It will be a year on Friday since Chelsea made Graham Potter the most expensive manager in world football by paying Brighton £21.5 million to hire him and key members of his staff.

The appointment was meant to be a watershed moment for English coaches, but just seven months later Chelsea ripped up ‘project Potter’ and the 48-year-old will reflect on the one-year anniversary while out of work – although not for a lack of interest.

Written off as an expensive flop by the time he was dismissed, the intervening five months shine a new light on Potter’s time at Stamford Bridge and offer further context of what he was up against.

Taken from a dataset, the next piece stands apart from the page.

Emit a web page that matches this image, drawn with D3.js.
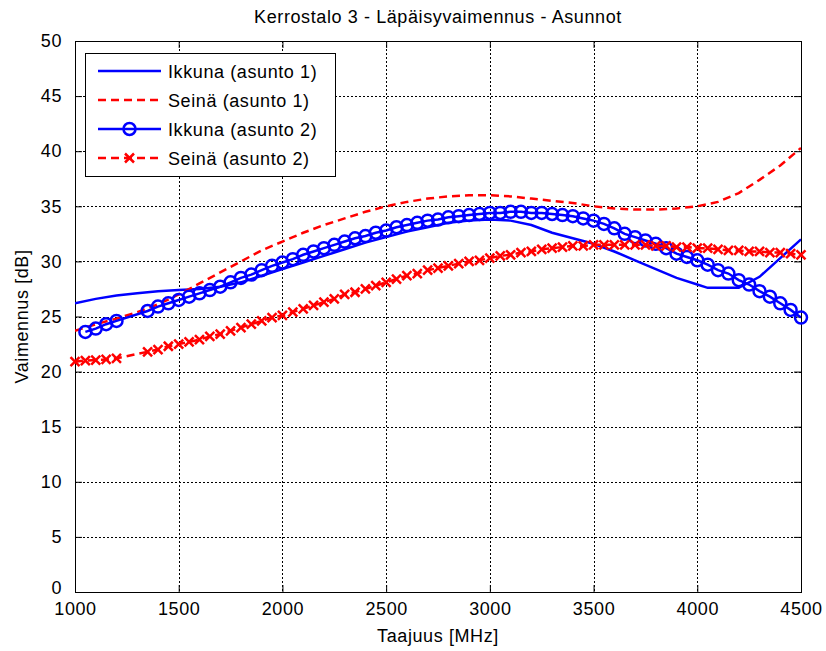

There are plenty in the game who believe Potter was dispensed with far too quickly, astonished he did not at least get a pre-season to properly implement his ideas, and many who would be prepared to offer him a quick route back – such as French club Lyon, who he recently met, but the timing was not right.

Potter’s name will inevitably get linked with every Premier League job that becomes available when sacking season comes around, but it would be unwise to think he will jump back in at the bottom end of the table.

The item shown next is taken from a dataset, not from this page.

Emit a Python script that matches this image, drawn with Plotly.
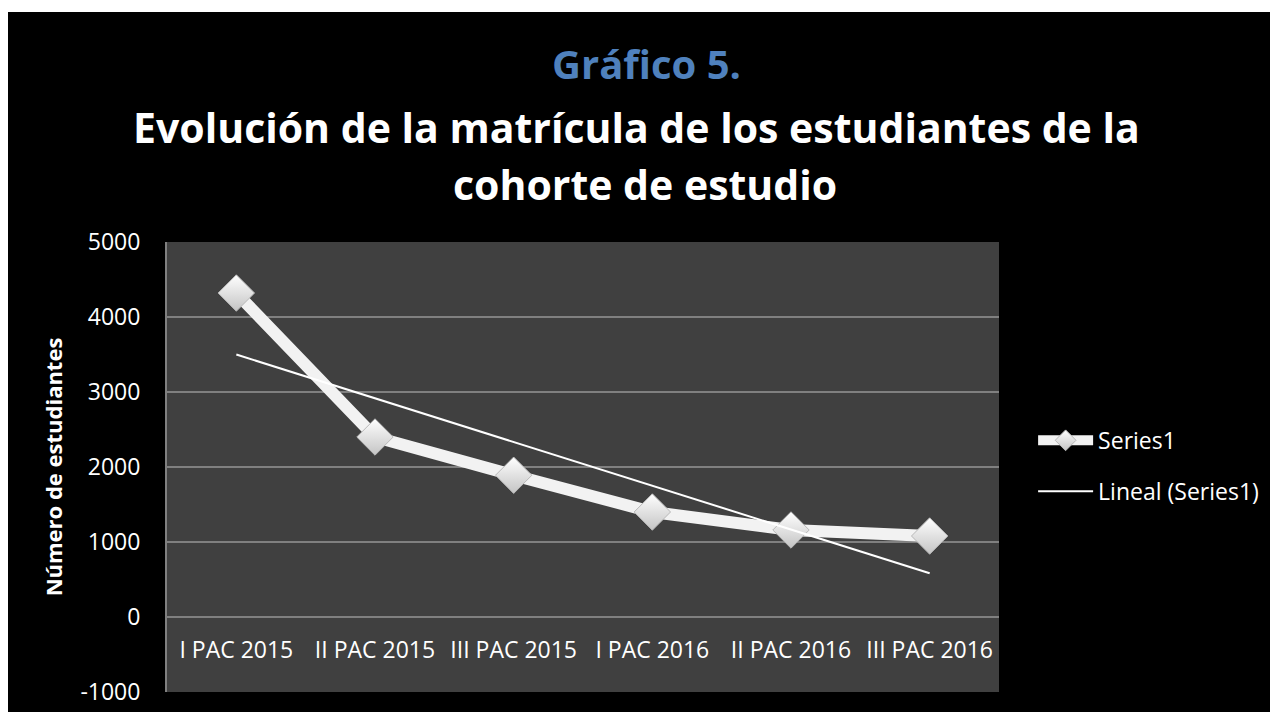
import numpy as np
import plotly.graph_objects as go

periodos = ["I PAC 2015", "II PAC 2015", "III PAC 2015", "I PAC 2016", "II PAC 2016", "III PAC 2016"]
matricula = [4320, 2400, 1890, 1400, 1160, 1080]
y_ticks = [-1000, 0, 1000, 2000, 3000, 4000, 5000]
y_ticktext = ["-1000", "0", "1000", "2000", "3000", "4000", "5000"]

# linear trend of the series (Excel "Lineal" trendline)
idx = np.arange(1, len(matricula) + 1)
pend, inter = np.polyfit(idx, matricula, 1)
tendencia = pend * idx + inter

fig = go.Figure()

fig.add_trace(go.Scatter(
    x=periodos, y=matricula, name="Series1", mode="lines+markers",
    line=dict(color="#f2f2f2", width=12),
    marker=dict(symbol="diamond", size=28, color="#ffffff",
                gradient=dict(type="vertical", color="#c4c4c4"),
                line=dict(color="#b8b8b8", width=1)),
    legendgroup="a",
))
fig.add_trace(go.Scatter(
    x=periodos, y=tendencia, name="Lineal (Series1)", mode="lines",
    line=dict(color="#ffffff", width=2),
    legendgroup="b",
))

# title lines: text, colour, size, x centre (px), y (paper)
titulos = [
    ("Gráfico 5.", "#4f81bd", 40, 646, 1.396),
    ("Evolución de la matrícula de los estudiantes de la", "#ffffff", 41, 636, 1.255),
    ("cohorte de estudio", "#ffffff", 41, 645, 1.128),
]
for txt, col, sz, xc, yy in titulos:
    fig.add_annotation(text=txt, xref="paper", yref="paper", x=(xc - 167) / 832, y=yy,
                       xanchor="center", yanchor="middle", showarrow=False,
                       font=dict(family="Open Sans", size=sz, color=col, weight="bold"))

fig.update_layout(
    width=1270, height=704,
    paper_bgcolor="#000000", plot_bgcolor="#404040",
    margin=dict(l=159, r=279, t=234, b=20),
    font=dict(family="Open Sans", color="#ffffff", size=23),
    showlegend=True,
    legend=dict(x=1.041, y=0.607, xanchor="left", yanchor="top",
                tracegroupgap=18, itemwidth=55,
                bgcolor="rgba(0,0,0,0)", font=dict(size=23, color="#ffffff")),
    xaxis=dict(
        type="category", range=[-0.5, 5.5],
        anchor="free", position=1 / 6, automargin=False,
        showgrid=False, showline=True, linecolor="#808080", linewidth=2,
        ticks="", ticklabelstandoff=12,
        tickfont=dict(size=23, color="#ffffff"),
    ),
    yaxis=dict(
        range=[-1000, 5000], tickvals=y_ticks, ticktext=y_ticktext,
        automargin=False, ticklabeloverflow="allow",
        showgrid=True, gridcolor="#808080", gridwidth=2,
        zeroline=False, showline=True, linecolor="#808080", linewidth=2,
        ticks="", ticklabelstandoff=20, tickfont=dict(size=23, color="#ffffff"),
        title=dict(text="Número de estudiantes", standoff=12,
                   font=dict(size=22, color="#ffffff", weight="bold")),
    ),
    shapes=[
        dict(type="rect", xref="paper", yref="paper", x0=-0.3, x1=1.4,
             y0=(692 - 12) / 450, y1=(692 - 6) / 450, fillcolor="#ffffff", line_width=0, layer="above"),
    ],
)

fig.write_html("out.html")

At Chelsea, Potter got past Borussia Dortmund in the Champions League, beat AC Milan home and away and never got the chance to go up against Real Madrid. He will feel he has unfinished business in that competition and there will, in time, be clubs, either in the Champions League or with aspirations of qualifying for it, who will want to meet him.

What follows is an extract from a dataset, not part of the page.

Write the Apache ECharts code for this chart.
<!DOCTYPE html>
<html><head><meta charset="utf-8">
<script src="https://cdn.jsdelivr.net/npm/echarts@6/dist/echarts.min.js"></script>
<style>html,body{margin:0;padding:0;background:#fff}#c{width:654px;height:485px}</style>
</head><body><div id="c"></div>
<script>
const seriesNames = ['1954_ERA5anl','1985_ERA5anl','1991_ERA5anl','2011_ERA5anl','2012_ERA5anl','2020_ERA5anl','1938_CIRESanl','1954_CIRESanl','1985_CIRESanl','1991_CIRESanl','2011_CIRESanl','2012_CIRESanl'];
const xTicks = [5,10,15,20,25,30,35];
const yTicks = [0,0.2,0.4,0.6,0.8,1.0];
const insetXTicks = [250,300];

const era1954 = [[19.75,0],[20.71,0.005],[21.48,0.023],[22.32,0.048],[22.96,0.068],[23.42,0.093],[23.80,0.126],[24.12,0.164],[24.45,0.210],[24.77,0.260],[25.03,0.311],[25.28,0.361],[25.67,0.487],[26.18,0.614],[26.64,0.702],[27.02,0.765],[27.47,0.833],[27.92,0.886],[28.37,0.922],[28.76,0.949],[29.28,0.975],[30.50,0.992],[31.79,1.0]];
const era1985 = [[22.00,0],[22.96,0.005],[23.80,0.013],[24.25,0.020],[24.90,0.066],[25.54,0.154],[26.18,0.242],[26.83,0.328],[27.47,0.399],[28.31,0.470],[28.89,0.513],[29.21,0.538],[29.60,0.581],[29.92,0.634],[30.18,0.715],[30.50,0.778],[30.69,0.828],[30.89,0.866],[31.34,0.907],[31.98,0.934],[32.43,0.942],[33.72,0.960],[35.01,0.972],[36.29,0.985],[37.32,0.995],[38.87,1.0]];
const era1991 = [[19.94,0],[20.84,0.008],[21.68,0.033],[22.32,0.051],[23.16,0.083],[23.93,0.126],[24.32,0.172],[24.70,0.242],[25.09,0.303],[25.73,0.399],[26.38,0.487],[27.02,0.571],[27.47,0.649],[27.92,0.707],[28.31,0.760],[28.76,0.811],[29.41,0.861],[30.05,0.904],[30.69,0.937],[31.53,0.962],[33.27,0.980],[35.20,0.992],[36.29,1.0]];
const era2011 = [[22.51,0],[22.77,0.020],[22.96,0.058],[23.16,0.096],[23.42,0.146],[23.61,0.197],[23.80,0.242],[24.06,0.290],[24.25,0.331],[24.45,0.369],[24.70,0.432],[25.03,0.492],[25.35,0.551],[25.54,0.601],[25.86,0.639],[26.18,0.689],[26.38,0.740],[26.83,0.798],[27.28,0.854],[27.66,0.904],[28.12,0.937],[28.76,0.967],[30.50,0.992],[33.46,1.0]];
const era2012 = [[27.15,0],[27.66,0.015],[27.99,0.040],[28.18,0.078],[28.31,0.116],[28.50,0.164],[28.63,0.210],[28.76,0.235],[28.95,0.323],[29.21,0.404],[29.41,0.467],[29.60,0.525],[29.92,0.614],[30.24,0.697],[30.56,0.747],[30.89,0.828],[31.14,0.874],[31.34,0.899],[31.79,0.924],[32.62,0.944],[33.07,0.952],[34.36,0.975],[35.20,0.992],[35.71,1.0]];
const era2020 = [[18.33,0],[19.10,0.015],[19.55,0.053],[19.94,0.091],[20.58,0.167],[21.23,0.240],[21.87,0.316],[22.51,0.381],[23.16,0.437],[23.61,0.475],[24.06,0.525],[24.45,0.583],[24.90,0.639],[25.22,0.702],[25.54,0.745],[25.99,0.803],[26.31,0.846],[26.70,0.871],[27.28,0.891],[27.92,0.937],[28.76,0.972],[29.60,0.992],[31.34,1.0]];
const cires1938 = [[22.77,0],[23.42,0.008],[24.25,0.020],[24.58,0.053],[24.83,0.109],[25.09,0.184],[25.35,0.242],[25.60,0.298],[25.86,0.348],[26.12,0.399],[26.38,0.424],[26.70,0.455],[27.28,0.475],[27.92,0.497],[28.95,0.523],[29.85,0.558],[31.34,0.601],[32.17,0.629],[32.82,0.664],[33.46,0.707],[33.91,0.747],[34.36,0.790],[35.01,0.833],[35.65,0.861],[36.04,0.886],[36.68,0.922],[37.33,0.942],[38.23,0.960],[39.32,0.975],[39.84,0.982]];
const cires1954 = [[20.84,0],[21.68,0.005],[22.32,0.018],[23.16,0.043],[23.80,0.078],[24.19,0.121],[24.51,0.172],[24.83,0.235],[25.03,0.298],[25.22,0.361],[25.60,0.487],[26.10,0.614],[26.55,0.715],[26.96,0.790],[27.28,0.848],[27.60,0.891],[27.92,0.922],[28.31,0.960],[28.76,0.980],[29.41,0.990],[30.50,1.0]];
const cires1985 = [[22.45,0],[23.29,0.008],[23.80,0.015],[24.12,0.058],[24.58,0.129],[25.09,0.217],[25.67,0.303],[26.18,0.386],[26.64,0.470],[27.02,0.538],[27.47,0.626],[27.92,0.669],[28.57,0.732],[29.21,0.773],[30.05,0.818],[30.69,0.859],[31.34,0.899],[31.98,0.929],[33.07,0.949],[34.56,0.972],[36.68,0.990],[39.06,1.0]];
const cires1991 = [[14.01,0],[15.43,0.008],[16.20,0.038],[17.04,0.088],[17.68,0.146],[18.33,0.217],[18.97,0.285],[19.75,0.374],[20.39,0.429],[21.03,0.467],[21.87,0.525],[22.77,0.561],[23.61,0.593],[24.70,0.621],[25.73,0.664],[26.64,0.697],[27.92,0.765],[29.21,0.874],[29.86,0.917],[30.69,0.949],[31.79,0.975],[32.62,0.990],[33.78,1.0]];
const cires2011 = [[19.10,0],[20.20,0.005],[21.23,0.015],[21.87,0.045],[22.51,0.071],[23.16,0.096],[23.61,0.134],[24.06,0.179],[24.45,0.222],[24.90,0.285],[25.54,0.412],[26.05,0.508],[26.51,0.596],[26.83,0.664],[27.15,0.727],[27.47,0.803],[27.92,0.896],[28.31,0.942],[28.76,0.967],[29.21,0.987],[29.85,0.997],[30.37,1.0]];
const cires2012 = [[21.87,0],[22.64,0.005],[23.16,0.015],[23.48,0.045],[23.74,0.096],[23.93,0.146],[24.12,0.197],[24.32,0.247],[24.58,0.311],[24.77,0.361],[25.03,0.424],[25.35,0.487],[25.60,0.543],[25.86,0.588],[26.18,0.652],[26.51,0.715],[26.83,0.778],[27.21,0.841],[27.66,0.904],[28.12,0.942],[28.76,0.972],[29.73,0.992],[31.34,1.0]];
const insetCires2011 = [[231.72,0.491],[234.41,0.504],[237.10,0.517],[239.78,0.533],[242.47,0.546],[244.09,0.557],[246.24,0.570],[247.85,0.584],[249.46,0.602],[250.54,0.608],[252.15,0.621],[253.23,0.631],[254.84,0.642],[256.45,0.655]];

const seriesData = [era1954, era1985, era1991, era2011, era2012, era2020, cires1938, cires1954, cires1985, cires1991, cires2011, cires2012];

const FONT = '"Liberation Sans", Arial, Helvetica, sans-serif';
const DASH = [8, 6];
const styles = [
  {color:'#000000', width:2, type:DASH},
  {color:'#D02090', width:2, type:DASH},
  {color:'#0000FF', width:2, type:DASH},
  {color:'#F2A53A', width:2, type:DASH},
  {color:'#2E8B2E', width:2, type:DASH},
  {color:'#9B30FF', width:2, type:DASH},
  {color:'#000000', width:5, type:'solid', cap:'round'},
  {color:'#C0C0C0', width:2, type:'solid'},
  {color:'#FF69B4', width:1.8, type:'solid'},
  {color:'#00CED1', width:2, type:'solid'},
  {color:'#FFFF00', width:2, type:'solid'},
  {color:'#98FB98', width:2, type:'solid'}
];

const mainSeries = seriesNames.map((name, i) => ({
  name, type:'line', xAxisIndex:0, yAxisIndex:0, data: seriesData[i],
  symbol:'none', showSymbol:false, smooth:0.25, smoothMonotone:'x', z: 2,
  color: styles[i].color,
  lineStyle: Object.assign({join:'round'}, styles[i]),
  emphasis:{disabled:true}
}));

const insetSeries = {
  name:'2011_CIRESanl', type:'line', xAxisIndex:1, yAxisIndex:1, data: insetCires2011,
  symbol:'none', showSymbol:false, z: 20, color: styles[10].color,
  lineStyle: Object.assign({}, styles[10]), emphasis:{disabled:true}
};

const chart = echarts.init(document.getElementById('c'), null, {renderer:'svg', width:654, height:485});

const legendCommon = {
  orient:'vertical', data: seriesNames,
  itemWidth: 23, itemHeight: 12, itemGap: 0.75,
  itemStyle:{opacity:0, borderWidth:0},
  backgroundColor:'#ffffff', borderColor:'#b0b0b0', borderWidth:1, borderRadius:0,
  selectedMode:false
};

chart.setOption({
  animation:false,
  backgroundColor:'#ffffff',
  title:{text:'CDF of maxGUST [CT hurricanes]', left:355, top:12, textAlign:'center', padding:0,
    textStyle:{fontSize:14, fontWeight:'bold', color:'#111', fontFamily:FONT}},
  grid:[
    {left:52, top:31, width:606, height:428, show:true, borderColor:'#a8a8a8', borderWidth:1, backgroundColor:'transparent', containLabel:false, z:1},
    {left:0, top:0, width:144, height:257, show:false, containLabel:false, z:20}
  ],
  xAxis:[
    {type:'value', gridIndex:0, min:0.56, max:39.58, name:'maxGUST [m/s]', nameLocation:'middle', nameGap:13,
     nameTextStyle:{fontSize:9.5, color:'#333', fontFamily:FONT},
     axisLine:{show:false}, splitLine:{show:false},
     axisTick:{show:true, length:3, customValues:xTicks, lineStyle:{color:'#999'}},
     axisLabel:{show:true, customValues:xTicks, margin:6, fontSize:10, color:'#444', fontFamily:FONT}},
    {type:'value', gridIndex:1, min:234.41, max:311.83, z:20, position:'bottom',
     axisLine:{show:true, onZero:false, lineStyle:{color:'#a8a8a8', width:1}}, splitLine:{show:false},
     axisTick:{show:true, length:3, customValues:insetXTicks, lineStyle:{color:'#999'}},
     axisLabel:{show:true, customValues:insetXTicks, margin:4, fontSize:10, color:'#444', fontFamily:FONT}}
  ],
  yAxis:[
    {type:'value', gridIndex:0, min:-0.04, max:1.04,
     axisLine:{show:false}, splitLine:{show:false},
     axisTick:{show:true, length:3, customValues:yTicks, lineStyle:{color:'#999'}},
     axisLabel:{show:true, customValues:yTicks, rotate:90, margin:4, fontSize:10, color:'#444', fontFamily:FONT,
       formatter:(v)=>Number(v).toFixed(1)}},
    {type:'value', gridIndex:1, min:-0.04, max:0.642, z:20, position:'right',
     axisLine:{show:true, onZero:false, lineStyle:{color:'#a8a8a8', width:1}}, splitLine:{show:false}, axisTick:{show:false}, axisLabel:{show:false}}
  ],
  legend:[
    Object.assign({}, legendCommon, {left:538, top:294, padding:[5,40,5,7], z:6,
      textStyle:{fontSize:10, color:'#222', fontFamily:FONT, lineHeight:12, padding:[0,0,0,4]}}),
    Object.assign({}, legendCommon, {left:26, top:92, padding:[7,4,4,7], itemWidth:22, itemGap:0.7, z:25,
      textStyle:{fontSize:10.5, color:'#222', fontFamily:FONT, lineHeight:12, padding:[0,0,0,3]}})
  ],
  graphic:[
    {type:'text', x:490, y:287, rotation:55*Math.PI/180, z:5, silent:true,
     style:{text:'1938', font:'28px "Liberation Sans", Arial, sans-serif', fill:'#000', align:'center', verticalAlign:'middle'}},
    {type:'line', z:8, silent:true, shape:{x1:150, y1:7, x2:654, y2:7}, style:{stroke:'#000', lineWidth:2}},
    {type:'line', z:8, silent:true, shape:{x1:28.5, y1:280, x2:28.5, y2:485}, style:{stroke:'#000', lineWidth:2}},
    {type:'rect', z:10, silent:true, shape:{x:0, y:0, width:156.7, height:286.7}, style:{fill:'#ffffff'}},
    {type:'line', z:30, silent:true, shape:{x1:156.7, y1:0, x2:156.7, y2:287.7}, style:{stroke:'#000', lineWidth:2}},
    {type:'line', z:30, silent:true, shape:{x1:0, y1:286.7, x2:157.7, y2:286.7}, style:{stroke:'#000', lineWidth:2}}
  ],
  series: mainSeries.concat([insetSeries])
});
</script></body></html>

Were he to sit out the entire season, then Potter’s name would also be near the top of possible successors to England manager Gareth Southgate should a change be required after next summer’s European Championship. But the right club opportunity may be more appealing at this stage of his career.

Potter has kept a low profile since leaving the 24/7 spotlight of Stamford Bridge, returning to his former club Ostersunds for a game against Sundsvall in July and visiting other sports teams and franchises to aid his development.

One Premier League data model rated Chelsea as a top-four side under Potter on statistics alone and those who have been successful in trusting the figures are adamant luck and results would have eventually turned in his favour.

We will never know whether that would have been the case and many will still argue that Potter and Chelsea were a mismatch that would not have worked out, but his career should certainly not be defined by their time together.

Potter would have found Chelsea’s defeat by Nottingham Forest, under Mauricio Pochettino, pretty familiar on Saturday.

His final game in charge against Aston Villa, which ended in a fatal 2-0 defeat, saw Chelsea enjoy 69 per cent of possession, have 15 shots off target, eight on target and finish the game with an expected goals of 2.16.

Pochettino’s team lost by one less goal to Forest, enjoyed a higher possession percentage of 76.1 and expected goals of 2.3, but managed just six shots off target and two on it.

Chelsea were booed off the pitch, something that became a regular occurrence towards the end of Potter’s reign, and Pochettino stressed the importance of patience and a recognition the club’s rebuild will need time in his post-match interviews.

This may well have raised a wry smile from Potter, given the lack of time he was afforded and the circumstances in which he worked at Chelsea.

Influx of signings made Potter’s job impossible

Chelsea have won one of their first four games, losing twice at the start of this season and yet, sensibly, there is widespread recognition that Pochettino is not to blame for a slow start following a transfer window in which the club have ripped up the squad and started again.

Potter went unbeaten in his first nine games as Chelsea head coach, including the victories over Milan, and lost three Premier League games between his appointment and the break for the World Cup, which came against Brighton, Arsenal and Newcastle United.

Then Chelsea spent over £300 million in the January transfer window and what was already a tough job was made practically impossible as players kept coming through the door, but hardly any headed out of the exit.

As is now the stuff of Stamford Bridge legend, players were forced to change in corridors because the changing-room at the club’s Cobham training ground was not big enough to accommodate all the recruits and existing players even struggled to remember the names and identities of their new team-mates.

Potter could not name all of his players in his Champions League squad and it has since been suggested that he should have frozen out some of those with bleak futures entirely to concentrate on those Chelsea viewed as having better long-term prospects at the club.

But while Pochettino was able to make it clear that the situations of Romelu Lukaku and Hakim Ziyech, who spent the summer training with the Under-21s, had been decided before his arrival, Potter would have had to start relegating players himself and risk the inevitable fall-out.

The defeat by Villa that sealed Potter’s fate completed a run of four defeats, three victories and four draws in 11 games. Frank Lampard replaced him as interim head coach for the final 11 matches of the season and managed one win, two draws and eight defeats.

Roberto De Zerbi has been credited with advancing Potter’s work at Brighton and the Italian may well be first in line for the next big Premier League job that becomes available for his superb work.

But it will not have been forgotten inside the Amex Stadium that Brighton won five of their first seven matches at the start of last season under Potter, before he was poached by Chelsea, which is comparable to the three wins and one defeat under De Zerbi so far this term.

Having become the most expensive manager in world football a year ago, Potter may also prove to be one of the best free transfers when he eventually decides the time is right to re-enter the limelight.